The stochastic simulations are written to a *.out file in the output directory, with the filename including the word 'simulation' .

The simulations can be analyzed off-line to test the model performance in terms of key statistics, such as dry-spell run lengths, for example.

4.Choosing the Number of States

The most appropriate number of hidden states (k) is a subjective choice based on the goal of the analysis. It can be guided by the BIC (Bayes Information Criterion, a penalized likelihood measure) values obtained with different choices of k, found in the 'learn'.out files. A graph of the BIC vs. k (for k = 2 .. 15, say) will generally increase with k to a certain point, before reaching a maximum or a plateau. The smallest k for which the BIC no longer increases appreciably makes a reasonable choice, although examination of the states themselves in terms of composites of atmospheric winds etc can provide further guidance.

5. Introducing Predictors

The NHMM and NMIXTURE model types require an additional predictor input file on the Main Frame, that specifies the timeseries of a set of predictors. For the learn and Viterbi actions, this file needs to have the same number of rows (number of sequences x sequence-length) as the rainfall data. Each whitespace-delimited column of the file should contain a separate predictor, with the number of columns matching the number of predictors specified in the main panel.

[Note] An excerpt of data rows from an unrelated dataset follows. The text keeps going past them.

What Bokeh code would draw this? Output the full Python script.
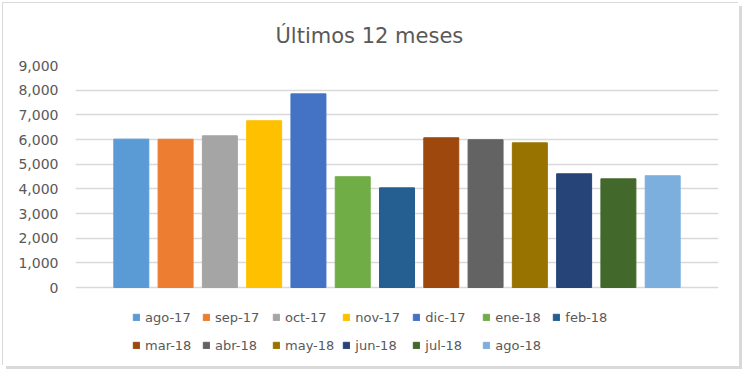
from bokeh.plotting import figure
from bokeh.models import (ColumnDataSource, FactorRange, Range1d, Legend, LegendItem,
                          NumeralTickFormatter, FixedTicker)
from bokeh.embed import file_html
from bokeh.resources import INLINE

months = ["ago-17", "sep-17", "oct-17", "nov-17", "dic-17", "ene-18", "feb-18",
          "mar-18", "abr-18", "may-18", "jun-18", "jul-18", "ago-18"]
values = [6015, 6010, 6150, 6760, 7850, 4490, 4040, 6070, 5990, 5865, 4610, 4405, 4530]
colors = ["#5B9BD5", "#ED7D31", "#A5A5A5", "#FFC000", "#4472C4", "#70AD47", "#255E91",
          "#9E480E", "#636363", "#997300", "#264478", "#43682B", "#7CAFDD"]
y_ticks = [0, 1000, 2000, 3000, 4000, 5000, 6000, 7000, 8000, 9000]
title_text = "Últimos 12 meses"

FONT = "DejaVu Sans"
GREY = "#595959"

# layout (pixels)
W, H = 736, 363
TOP, LEFT, RIGHT = 62, 72, 21
GRID_PX = 222            # height of the 0..9000 band
FRAME_PX = H - TOP       # frame extends down to hold the legend
y_max = y_ticks[-1]
y_min = -y_max * (FRAME_PX - GRID_PX) / GRID_PX

source = ColumnDataSource(dict(month=months, value=values, color=colors))

p = figure(width=W, height=H, output_backend="svg", toolbar_location=None,
           x_range=FactorRange(factors=months, range_padding=0.117),
           y_range=Range1d(y_min, y_max), x_axis_location=None,
           min_border_left=LEFT, min_border_right=RIGHT, min_border_top=TOP,
           min_border_bottom=0, title=title_text, margin=(3, 0, 0, 3))

r = p.vbar(x="month", top="value", width=0.79, color="color", source=source)

p.title.text_font = FONT
p.title.text_font_size = "21px"
p.title.text_font_style = "normal"
p.title.text_color = GREY
p.title.align = "left"
p.title.offset = 200
p.title.standoff = 36

p.outline_line_color = None
p.xgrid.grid_line_color = None
p.ygrid.grid_line_color = "#d9d9d9"
p.ygrid.grid_line_width = 1.3

ax = p.yaxis[0]
ax.ticker = FixedTicker(ticks=y_ticks)
ax.formatter = NumeralTickFormatter(format="0,0")
ax.axis_line_color = None
ax.major_tick_line_color = None
ax.minor_tick_line_color = None
ax.major_tick_out = 0
ax.major_tick_in = 0
ax.major_label_text_font = FONT
ax.major_label_text_font_size = "14px"
ax.major_label_text_color = GREY
ax.major_label_standoff = 17

items = [LegendItem(label=m, renderers=[r], index=i) for i, m in enumerate(months)]
legend = Legend(items=items, orientation="horizontal", nrows=2,
                location=(57, 11), margin=0, padding=10, spacing=8,
                glyph_width=8, glyph_height=8, label_standoff=5,
                label_width=49, label_height=20,
                label_text_font=FONT, label_text_font_size="13px",
                label_text_color=GREY, border_line_color=None,
                background_fill_alpha=0)
p.add_layout(legend, "center")

p.styles = {"box-shadow": "-1px -1px 0 0 #d9d9d9, 3px 3px 0 0 #d9d9d9"}

open("out.html", "w").write(file_html(p, INLINE))
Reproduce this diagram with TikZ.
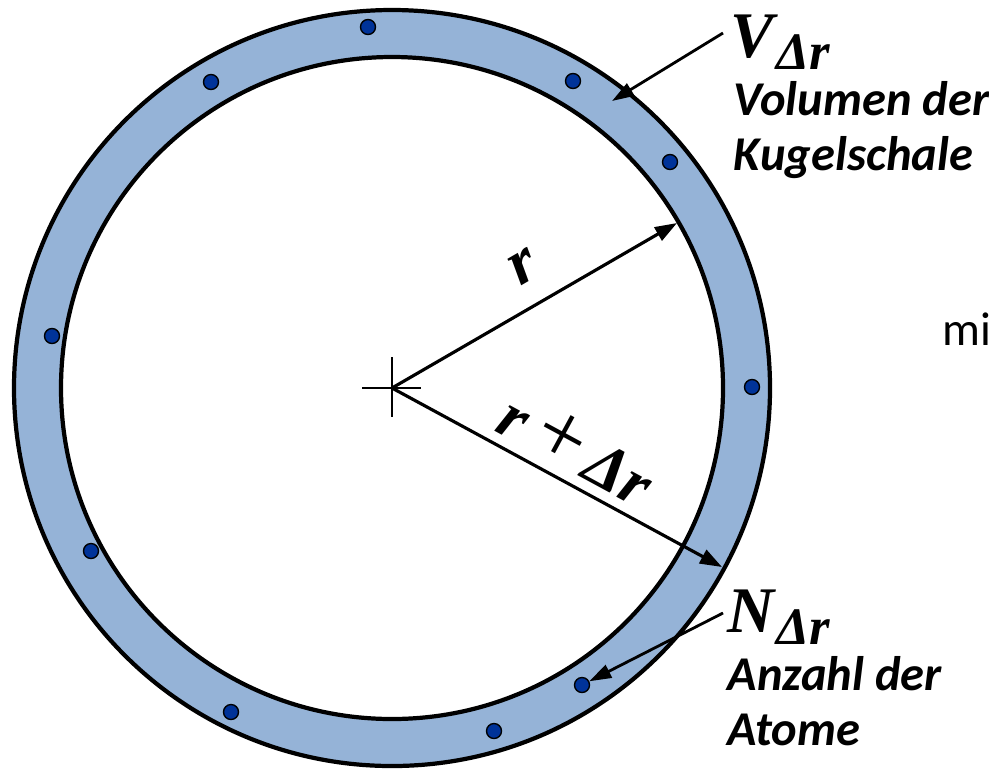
\documentclass[tikz,border=0pt]{standalone}
\usepackage[no-math]{fontspec}
\setmainfont{Carlito}
\newfontfamily\symfont{Liberation Serif}
\usetikzlibrary{arrows.meta}
\definecolor{ringclr}{HTML}{95B3D7}
\definecolor{atomclr}{HTML}{003399}
\newcommand{\shellsub}[1]{\kern0.02cm\raisebox{-0.12cm}{\fontsize{15}{15}\selectfont #1}}

\begin{document}
\begin{tikzpicture}[
  x=0.01cm, y=-0.01cm,
  shell/.style={line width=1.2pt, draw=black},
  atom/.style={circle, draw=black, line width=0.4pt, fill=atomclr, inner sep=0pt, minimum size=0.15cm},
  radarrow/.style={-{Triangle[length=0.22cm, width=0.15cm]}, line width=0.9pt},
  pointer/.style={-{Triangle[length=0.22cm, width=0.14cm]}, line width=0.8pt},
  symb/.style={font=\symfont\fontsize{18.5}{22}\selectfont\bfseries\itshape, inner sep=0pt},
  desc/.style={font=\fontsize{13.8}{16}\selectfont\bfseries\itshape, anchor=base west, inner sep=0pt},
]
\useasboundingbox (0,0) rectangle (989,769);

% Ring (spherical shell)
\coordinate (c) at (392,388);
\fill[ringclr, even odd rule] (c) circle[radius=378] (c) circle[radius=331];
\draw[shell] (c) circle[radius=378];
\draw[shell] (c) circle[radius=331];

% Atoms in the shell
\foreach \p [count=\i] in {(368,27),(211,82),(573,81),(670,162),(52,336),
                           (752,387),(91,551),(231,712),(494,731),(582,685)}
  \node[atom] (a\i) at \p {};

% Centre cross
\draw[line width=0.6pt] (362,388) -- (421,388);
\draw[line width=0.6pt] (392,357) -- (392,417);

% Radii
\coordinate (rin)  at (677,223);
\coordinate (rout) at (722,567);
\draw[radarrow] (c) -- (rin)
  node[symb, pos=0.53, sloped, above=0.22cm] (rlab) {r};
\draw[radarrow] (c) -- (rout)
  node[symb, pos=0.51, sloped, above=0.1cm] (drlab)
  {r\kern0.13cm{\mdseries\upshape\fontsize{25}{25}\selectfont +}\kern0.1cm Δr};

% Labels
\node[symb, anchor=base west] (vlab) at (730,57) {V\shellsub{Δr}};
\node[desc] (vtxt1) at (733,115) {Volumen der};
\node[desc] (vtxt2) at (733,170) {Kugelschale};
\node[symb, anchor=base west] (nlab) at (727,632) {N\shellsub{Δr}};
\node[desc] (ntxt1) at (727,690) {Anzahl der};
\node[desc] (ntxt2) at (727,745) {Atome};
\node[font=\fontsize{13.5}{16}\selectfont, anchor=base west, inner sep=0pt] (mi) at (942,345) {mi};

% Pointers
\coordinate (vstart) at (723,33);
\coordinate (vshell) at (612,101);
\coordinate (nstart) at (723,613);
\draw[pointer] (vstart) -- (vshell);
\draw[pointer] (nstart) -- (a10);

\end{tikzpicture}
\end{document}
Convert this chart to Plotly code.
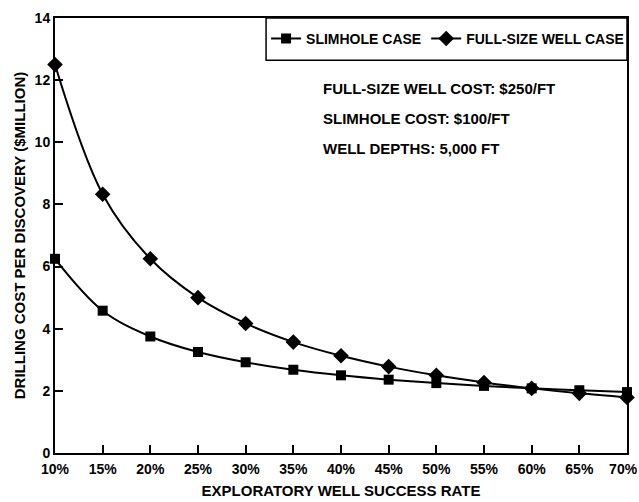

For the simulation action, the number of rows in the predictor input file must match the desired length of the simulations.

The output files from the Viterbi and simulation actions with predictors have the same form as for models without predictors. However, note that the learn action with predictors produces an output file of a sightly different form, because there is no simple transition matrix in this case. A transition matrix can be reconstructed from the Viterbi sequence.